Web giant, Yahoo is set to revolutionize outdoor advertising with a new smart billboard that can spy on anyone in other to serve them with targeted ads to its audience.
One of the biggest goals of advertising is to successfully connect to an audience and make them purchase the endorsed product or service. Not everyone, however, can easily be lured in. Personalized advertising tries to solve this, where ad companies try to learn what a specific customer wants by knowing their information and movements.
With this in consideration, web portal Yahoo, still fresh from the hack reveal two weeks ago, has filed for a new patent for a new billboard containing sensors which can watch, listen, and capture bio-metric data from people to target them with personalized advertisements.
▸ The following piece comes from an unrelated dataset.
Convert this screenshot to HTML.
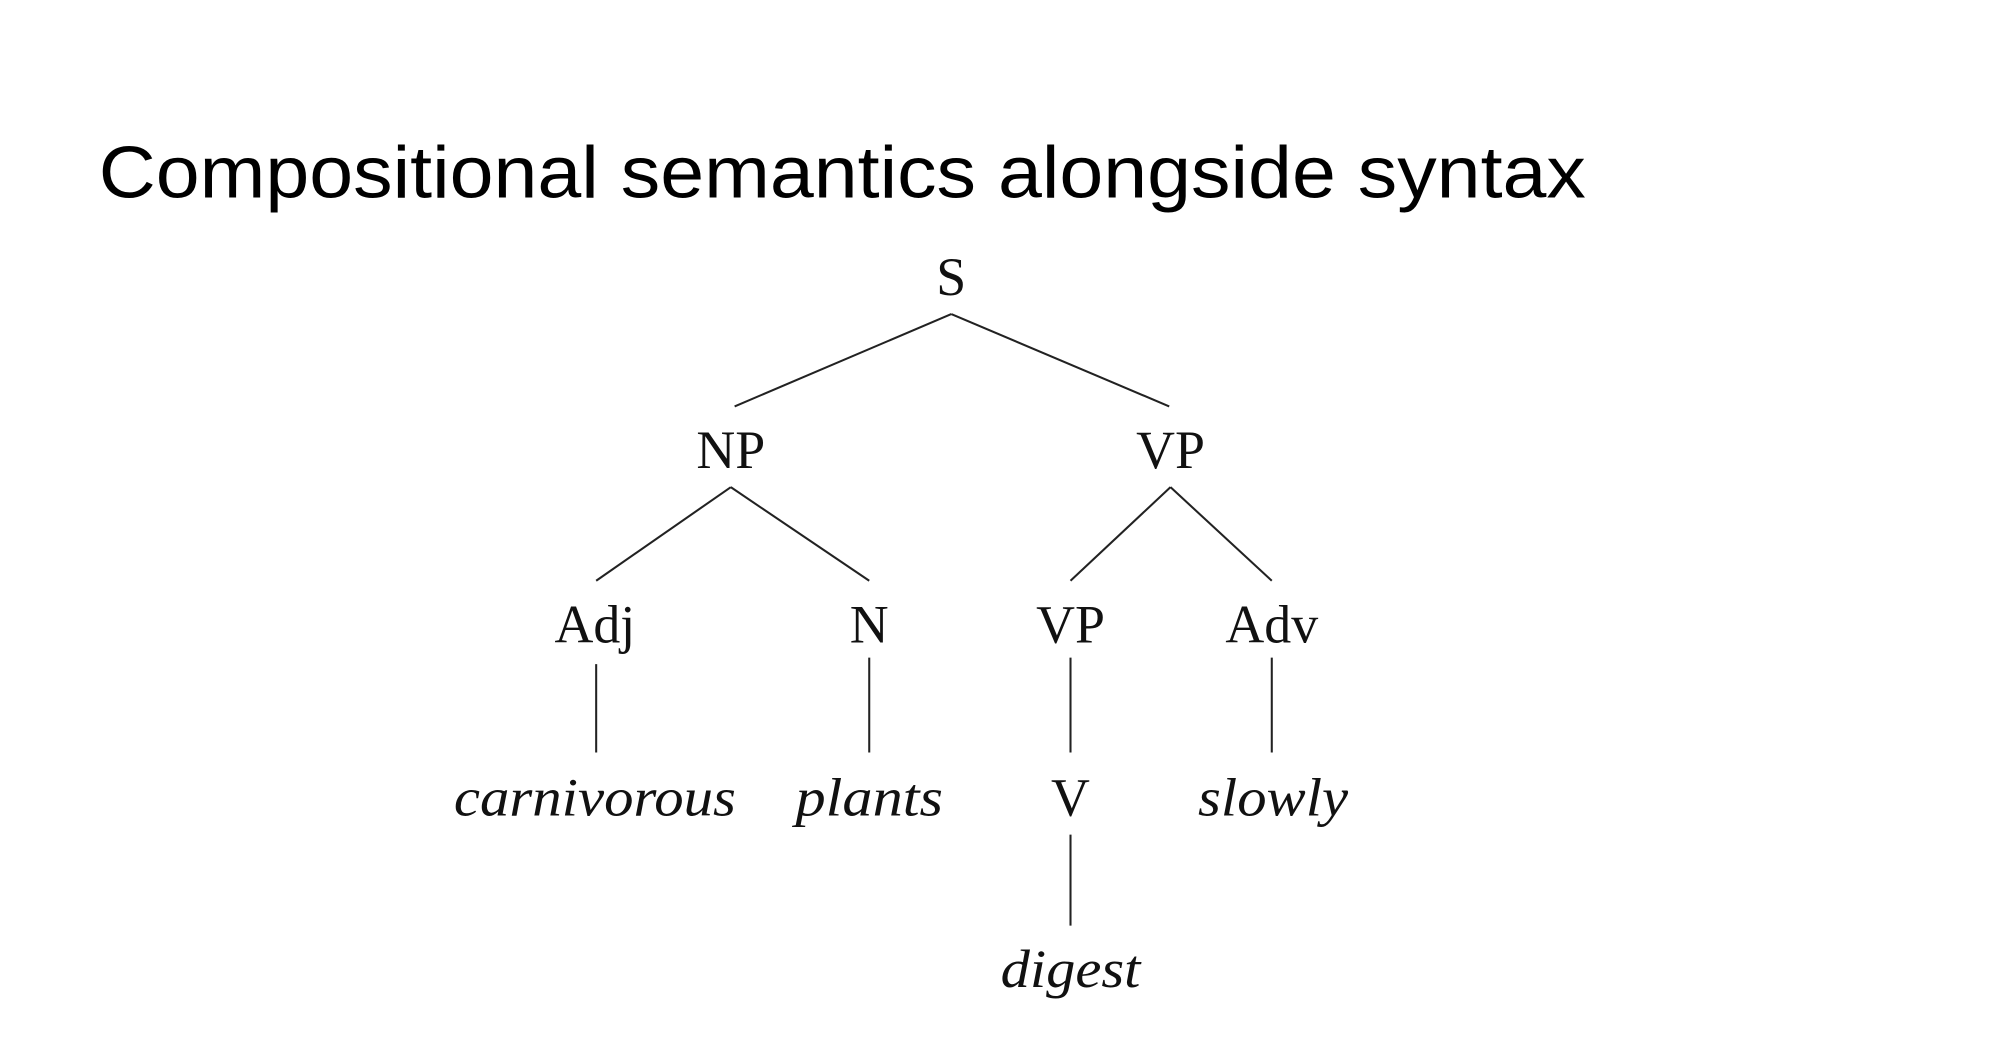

According to the patent, which was published this Thursday, the billboards would be equipped with cameras, microphones, motion-proximity sensors, as well as biometric sensors like fingerprint or retinal scanning. These gadgets would then be used to track the engagement of the audience to the advertisement. Yahoo explains further:
“For example, image data or motion-proximity sensor data may be processed to determine whether any members of the audience paused or slowed down near the advertising content, from which it may be inferred that the pause or slowing was in response to the advertising content (eg, a measurement of ‘dwell time’).”
Aside from this data, the smart billboard can also capture audio information. This will then be processed using speech recognition technology to gather keywords relating to the ad that are spoken by the people that approach the billboard.
Yahoo, through the patent application, argues that the personalization of ads on the smartphone has made mobile the most efficient place to do advertising, compared to public digital displays, which use old technology.
To be able to cater to many people at one time, Yahoo aims to ‘grouplize’ advertisements. Instead of individually targeting people, the ad content would be based on real-time information of a crowd of people who may be on the freeway, or the train. For example, a smart billboard would be placed on the part of a freeway where traffic sensors are located, to be able to detect how many cars are passing, and how fast they are going.
The sensors could also capture images of vehicles on the road, and identify their maker and model, to be able to come up with demographic data which could be used for a new advertisement.
Furthermore, the billboard could use cell-tower data, mobile app location data, or image data to “identify specific individuals in the target audience, the demographic data which can then be aggregated to represent all or a portion of the target audience.”
“Those of skill in the art will appreciate from the diversity of these examples the great variety of ways in which an aggregate audience profile may be determined or generated using real-time information representing the context of the electronic public advertising display and/or additional information from a wide variety of sources.”
Lastly, the company notes that the ad system’s potential to become integrated with current ad exchanges, reaching other audiences across devices with similar advertisements used on the smart billboard.